“Race to the Bottom,” chapter five of Necessary Trouble, is by far my favorite chapter. Not just because it is about race, but because of how it is about race. From Trayvon to white privilege to institutionalized racism to slavery’s relationship capitalism – Jaffe touched on it all. I recently did a project for another class in which I tracked a digital journal’s conversations about race from its first volume and issue to its most recent. The way we talk about race is always changing. Everyday it seems that there are always new phrases and definitions being circulated into our vocabulary. There are always new experiences being shared amongst communities and across the country. These evolutions in our speech has been a sign of hope, of people of color finally being listened to and coming together to fight for our right to exist.
Recently, though, there is one conversation that Jaffe mentions that seems to be an echo of the past, a conversation stuck in its racism.
“At the Tea Part rallies amid the signs calling to “Take Our Country Back” and the American flags, there was another noticeable pattern: signs that remarked upon the race of the new president” (129).
As Jaffe says, no one was shy about attacking their newly elected president in 2008. Similarly, in 2017, no one is afraid of attacking our newly elected president.
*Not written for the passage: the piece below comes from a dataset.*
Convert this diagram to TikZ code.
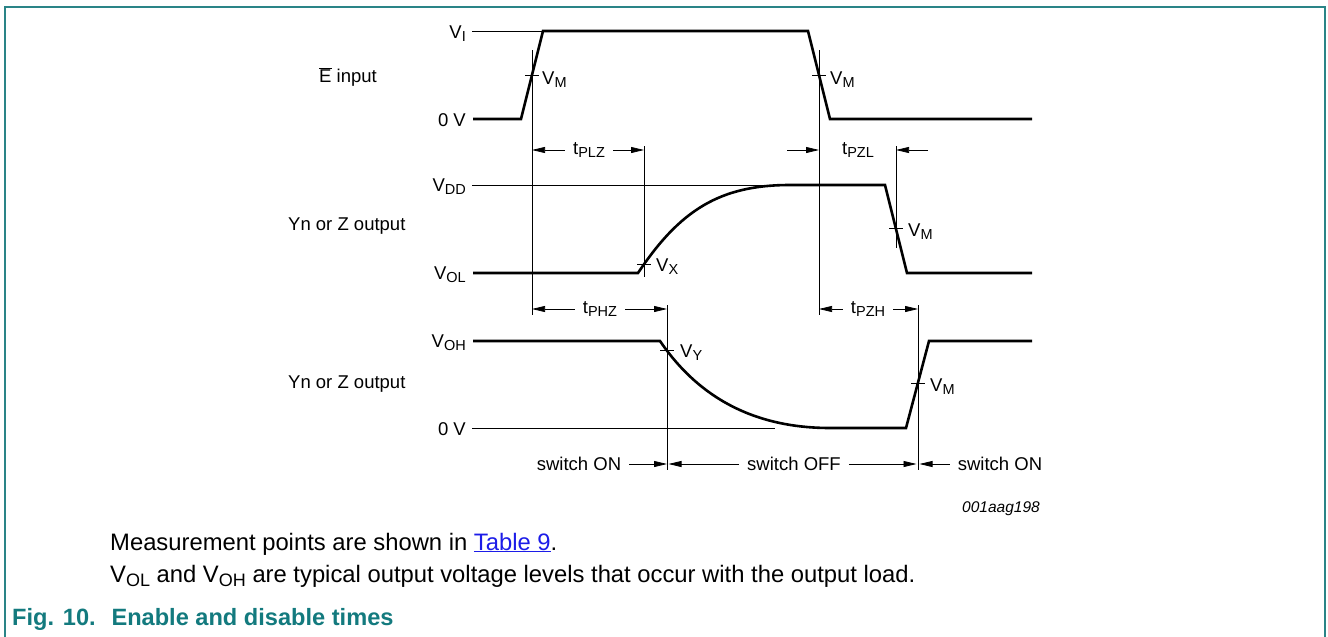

However, there is also an incredibly large group of people that say we must give Trump a chance, that it is racist for us to call out his racism, that no one would have treated Obama this poorly, no one would have protested.
But wait…they did.
“Some called for his birth certificate, or played on the fact that Barack Obama’s father was Kenyan. One woman giggled as she read off her two-sided sign. ‘What’s the difference between the Cleveland Zoo and the White House?’ the front asked. ‘The zoo has an African lion and the White House has a lyin’ African'” (129).
Barack Obama, despite being the president of the United States, became a metaphor. An assailant, an attacker, an Other that people had to take the country back from. No one was shy about their racism in 2008, just as they aren’t in 2017, but now, through ever-growing social media sites, we are having many more conversations with much more vocabulary – conversations I see echoed in Jaffe’s writing. What I also see is a call for a revolution. Jaffe has mentioned force many times up until this point in the book, an idea I agree with.
Historically, freedom has always come with violence. Even in cases of silent sit-ins and peaceful marchers, violence still rang out through bullet wounds, fire hoses and dog bites. Sometimes shouting isn’t enough to drown out the everlasting echoes of racism. Sometimes action is even louder.